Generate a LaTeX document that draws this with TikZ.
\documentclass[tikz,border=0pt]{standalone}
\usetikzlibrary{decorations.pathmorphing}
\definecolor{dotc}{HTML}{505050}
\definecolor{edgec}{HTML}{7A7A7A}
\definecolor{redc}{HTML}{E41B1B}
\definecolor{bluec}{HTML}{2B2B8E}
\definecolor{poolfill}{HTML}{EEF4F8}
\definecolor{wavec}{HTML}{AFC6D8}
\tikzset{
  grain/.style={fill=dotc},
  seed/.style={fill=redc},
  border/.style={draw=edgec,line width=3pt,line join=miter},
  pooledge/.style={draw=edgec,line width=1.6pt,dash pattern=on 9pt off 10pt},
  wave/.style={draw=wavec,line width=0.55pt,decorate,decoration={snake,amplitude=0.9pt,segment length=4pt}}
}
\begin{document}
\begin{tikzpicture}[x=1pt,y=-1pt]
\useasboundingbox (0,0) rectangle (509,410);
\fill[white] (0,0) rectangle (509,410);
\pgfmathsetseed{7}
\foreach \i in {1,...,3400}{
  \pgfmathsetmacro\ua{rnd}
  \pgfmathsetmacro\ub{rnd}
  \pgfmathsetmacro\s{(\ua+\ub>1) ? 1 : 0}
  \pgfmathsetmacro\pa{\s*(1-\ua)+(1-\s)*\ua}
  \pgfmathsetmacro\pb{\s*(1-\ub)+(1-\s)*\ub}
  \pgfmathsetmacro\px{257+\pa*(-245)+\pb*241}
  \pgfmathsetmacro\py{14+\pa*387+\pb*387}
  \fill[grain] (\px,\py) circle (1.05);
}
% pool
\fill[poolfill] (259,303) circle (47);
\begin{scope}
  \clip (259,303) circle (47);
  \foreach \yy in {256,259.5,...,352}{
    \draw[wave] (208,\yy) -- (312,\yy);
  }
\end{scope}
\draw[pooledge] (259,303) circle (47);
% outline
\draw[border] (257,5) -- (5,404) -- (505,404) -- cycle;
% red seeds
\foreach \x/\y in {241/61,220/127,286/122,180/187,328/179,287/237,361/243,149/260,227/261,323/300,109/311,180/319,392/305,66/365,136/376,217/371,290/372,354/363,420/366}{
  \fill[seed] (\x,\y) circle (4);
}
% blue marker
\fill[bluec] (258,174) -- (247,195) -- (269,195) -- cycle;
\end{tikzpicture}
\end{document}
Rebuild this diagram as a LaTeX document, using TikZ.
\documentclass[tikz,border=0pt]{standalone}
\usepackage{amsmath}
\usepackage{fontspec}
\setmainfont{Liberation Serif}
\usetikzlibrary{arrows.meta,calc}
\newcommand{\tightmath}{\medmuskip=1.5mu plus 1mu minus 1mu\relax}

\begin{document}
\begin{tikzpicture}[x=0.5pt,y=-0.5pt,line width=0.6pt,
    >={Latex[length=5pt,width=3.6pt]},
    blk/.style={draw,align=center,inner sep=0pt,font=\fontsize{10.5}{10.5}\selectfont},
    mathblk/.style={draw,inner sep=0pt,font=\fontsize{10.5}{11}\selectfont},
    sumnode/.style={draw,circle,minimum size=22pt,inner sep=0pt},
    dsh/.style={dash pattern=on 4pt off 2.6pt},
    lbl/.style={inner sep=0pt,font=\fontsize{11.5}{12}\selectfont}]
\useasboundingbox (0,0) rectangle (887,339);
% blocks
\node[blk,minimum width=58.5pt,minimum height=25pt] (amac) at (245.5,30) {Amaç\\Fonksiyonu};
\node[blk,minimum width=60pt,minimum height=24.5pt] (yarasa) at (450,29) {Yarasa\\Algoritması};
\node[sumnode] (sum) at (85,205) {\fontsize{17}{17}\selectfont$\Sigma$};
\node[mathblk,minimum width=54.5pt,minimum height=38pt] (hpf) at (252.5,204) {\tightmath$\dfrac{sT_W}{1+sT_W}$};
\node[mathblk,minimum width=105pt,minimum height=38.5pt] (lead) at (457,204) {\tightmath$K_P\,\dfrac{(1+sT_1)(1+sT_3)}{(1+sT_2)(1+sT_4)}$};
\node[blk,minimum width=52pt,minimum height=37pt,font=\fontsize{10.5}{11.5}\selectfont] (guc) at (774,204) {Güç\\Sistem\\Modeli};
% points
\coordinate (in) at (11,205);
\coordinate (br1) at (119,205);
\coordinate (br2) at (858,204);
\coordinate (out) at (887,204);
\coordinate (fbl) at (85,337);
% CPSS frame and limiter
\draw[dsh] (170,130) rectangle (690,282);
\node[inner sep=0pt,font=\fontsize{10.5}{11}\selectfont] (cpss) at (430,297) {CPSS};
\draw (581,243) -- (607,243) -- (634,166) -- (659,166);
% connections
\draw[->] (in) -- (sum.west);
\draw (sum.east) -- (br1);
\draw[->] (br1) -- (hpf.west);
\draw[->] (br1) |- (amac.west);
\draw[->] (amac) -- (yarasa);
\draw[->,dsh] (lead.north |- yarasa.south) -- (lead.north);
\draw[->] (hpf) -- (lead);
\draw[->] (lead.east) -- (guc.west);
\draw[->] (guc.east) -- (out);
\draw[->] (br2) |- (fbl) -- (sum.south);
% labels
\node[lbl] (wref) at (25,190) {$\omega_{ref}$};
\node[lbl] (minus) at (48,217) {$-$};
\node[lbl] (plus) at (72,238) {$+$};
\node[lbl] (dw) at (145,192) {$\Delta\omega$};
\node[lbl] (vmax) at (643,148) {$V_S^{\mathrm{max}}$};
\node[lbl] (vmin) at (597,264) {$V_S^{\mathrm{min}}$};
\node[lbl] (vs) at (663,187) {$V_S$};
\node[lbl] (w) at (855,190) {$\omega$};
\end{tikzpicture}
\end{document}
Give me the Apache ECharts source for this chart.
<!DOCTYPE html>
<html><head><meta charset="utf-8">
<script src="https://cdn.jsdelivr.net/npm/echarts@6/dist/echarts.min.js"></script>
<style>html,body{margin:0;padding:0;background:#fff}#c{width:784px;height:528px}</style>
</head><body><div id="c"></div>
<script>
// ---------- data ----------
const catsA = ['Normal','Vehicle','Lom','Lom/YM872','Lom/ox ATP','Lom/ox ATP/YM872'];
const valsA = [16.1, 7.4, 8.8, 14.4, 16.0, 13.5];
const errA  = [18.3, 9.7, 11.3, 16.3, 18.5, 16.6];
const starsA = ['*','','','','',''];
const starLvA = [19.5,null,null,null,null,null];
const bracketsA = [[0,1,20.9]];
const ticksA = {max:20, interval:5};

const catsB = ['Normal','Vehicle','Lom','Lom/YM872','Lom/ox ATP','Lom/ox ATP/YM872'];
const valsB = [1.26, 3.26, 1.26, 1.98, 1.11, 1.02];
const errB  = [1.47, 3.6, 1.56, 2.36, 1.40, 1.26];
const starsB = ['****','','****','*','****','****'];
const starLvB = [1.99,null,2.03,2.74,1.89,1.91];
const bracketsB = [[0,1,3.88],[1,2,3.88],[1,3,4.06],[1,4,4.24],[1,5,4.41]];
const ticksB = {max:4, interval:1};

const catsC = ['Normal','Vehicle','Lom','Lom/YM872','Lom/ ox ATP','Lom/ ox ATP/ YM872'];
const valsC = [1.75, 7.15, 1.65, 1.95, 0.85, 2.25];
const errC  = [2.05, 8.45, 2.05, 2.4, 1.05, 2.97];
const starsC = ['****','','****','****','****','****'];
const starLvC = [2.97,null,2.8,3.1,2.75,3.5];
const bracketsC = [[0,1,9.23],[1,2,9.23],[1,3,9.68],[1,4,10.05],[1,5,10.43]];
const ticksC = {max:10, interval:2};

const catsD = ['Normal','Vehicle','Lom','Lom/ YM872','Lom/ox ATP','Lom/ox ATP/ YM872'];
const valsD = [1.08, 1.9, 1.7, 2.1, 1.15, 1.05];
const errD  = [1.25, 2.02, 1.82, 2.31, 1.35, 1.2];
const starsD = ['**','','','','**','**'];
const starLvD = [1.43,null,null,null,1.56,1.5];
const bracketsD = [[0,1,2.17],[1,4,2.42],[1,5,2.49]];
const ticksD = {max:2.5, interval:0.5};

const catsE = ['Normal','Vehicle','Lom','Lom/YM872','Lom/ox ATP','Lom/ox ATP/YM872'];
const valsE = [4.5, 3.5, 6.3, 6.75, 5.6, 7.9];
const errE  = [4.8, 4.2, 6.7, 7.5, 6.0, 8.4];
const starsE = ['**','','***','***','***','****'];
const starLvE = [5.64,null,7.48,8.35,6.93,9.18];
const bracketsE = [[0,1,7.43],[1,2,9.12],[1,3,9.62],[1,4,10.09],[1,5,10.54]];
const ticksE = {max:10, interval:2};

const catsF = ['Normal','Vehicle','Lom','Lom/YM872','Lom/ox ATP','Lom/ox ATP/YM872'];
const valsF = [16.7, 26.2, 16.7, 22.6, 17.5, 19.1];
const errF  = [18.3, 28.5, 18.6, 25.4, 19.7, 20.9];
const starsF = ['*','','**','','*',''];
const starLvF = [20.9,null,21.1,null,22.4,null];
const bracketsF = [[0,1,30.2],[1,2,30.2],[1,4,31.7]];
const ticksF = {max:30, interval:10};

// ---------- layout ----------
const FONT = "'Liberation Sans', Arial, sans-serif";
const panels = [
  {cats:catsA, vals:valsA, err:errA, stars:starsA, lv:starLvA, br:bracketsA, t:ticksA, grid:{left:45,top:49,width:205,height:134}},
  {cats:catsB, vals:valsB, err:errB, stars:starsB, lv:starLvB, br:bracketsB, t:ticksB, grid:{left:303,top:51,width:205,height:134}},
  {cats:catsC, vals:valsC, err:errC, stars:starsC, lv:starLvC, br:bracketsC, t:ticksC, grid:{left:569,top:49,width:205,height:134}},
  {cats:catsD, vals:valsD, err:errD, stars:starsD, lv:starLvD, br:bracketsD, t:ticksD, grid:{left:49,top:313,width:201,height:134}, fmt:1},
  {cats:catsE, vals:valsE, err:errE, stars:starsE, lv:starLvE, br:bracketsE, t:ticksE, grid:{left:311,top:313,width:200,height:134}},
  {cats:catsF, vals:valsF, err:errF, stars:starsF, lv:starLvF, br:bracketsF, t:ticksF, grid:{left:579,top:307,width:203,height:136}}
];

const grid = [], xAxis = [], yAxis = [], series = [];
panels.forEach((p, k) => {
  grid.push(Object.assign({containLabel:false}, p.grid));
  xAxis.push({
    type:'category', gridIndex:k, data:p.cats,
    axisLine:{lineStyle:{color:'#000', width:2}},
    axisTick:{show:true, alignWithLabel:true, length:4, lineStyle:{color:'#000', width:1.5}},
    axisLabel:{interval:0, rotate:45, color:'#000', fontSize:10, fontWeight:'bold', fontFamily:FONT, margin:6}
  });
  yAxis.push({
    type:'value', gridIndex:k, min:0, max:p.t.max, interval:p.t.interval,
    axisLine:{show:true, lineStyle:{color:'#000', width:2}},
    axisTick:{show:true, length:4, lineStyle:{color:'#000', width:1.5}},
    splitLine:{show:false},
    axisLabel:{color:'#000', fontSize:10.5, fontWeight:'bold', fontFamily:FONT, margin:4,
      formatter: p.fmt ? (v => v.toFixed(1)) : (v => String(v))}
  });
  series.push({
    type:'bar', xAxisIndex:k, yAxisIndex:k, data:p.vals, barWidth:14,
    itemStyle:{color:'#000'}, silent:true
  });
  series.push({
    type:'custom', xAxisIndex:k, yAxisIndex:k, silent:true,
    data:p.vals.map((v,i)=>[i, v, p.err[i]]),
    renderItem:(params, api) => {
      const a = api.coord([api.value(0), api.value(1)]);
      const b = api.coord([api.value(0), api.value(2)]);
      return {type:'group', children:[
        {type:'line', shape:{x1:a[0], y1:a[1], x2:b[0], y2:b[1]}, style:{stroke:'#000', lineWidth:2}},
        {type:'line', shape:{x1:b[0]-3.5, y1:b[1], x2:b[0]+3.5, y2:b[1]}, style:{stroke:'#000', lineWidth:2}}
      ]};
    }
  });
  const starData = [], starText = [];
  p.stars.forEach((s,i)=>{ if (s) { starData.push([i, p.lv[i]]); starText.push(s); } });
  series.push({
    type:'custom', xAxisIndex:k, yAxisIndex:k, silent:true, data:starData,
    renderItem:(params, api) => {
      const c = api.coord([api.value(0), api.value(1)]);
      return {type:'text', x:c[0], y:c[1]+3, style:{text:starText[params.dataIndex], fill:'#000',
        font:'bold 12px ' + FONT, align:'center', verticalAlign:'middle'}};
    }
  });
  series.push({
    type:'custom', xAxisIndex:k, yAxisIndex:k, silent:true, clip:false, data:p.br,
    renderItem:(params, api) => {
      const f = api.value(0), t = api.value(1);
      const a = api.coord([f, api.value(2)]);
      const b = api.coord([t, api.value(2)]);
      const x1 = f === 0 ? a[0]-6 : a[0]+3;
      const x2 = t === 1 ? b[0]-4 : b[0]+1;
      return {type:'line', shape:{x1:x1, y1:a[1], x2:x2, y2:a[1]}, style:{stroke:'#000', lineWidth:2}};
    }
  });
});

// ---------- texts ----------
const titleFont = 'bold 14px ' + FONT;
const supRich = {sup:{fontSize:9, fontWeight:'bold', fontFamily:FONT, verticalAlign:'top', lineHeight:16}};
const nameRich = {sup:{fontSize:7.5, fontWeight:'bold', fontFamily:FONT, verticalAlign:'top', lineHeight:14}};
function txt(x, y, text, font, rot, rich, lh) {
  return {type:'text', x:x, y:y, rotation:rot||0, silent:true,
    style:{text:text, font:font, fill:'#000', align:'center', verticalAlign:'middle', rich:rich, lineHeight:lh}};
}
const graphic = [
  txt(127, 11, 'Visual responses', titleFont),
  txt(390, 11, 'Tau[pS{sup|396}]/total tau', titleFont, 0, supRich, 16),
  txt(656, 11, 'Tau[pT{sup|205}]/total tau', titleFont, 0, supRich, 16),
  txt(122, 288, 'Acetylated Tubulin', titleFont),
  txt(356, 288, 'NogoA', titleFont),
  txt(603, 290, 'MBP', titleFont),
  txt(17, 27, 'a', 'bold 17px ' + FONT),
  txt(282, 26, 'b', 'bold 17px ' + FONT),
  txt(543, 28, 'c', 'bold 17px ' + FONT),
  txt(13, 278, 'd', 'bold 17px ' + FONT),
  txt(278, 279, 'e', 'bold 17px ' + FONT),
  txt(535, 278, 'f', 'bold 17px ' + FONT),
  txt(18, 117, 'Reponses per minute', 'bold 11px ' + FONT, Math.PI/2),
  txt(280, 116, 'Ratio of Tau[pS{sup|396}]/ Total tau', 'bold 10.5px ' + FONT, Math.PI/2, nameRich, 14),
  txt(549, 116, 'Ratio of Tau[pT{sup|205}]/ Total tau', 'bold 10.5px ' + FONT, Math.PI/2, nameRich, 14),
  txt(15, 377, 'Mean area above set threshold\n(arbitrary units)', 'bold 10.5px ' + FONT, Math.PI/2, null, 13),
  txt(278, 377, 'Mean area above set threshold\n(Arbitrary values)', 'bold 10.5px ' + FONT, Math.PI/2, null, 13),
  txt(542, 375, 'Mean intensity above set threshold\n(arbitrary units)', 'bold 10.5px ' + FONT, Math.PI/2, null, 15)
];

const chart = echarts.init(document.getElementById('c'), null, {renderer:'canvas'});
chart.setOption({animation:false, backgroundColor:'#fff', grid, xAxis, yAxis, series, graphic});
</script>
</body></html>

▬▬▬▬▬▬▬▬▬▬

Within the material above, extract exactly the lines that start at the line containing "Rebuild this diagram" and stop after the line containing "plus 1mu minus", and only those.

Rebuild this diagram as a LaTeX document, using TikZ.
\documentclass[tikz,border=0pt]{standalone}
\usepackage{amsmath}
\usepackage{fontspec}
\setmainfont{Liberation Serif}
\usetikzlibrary{arrows.meta,calc}
\newcommand{\tightmath}{\medmuskip=1.5mu plus 1mu minus 1mu\relax}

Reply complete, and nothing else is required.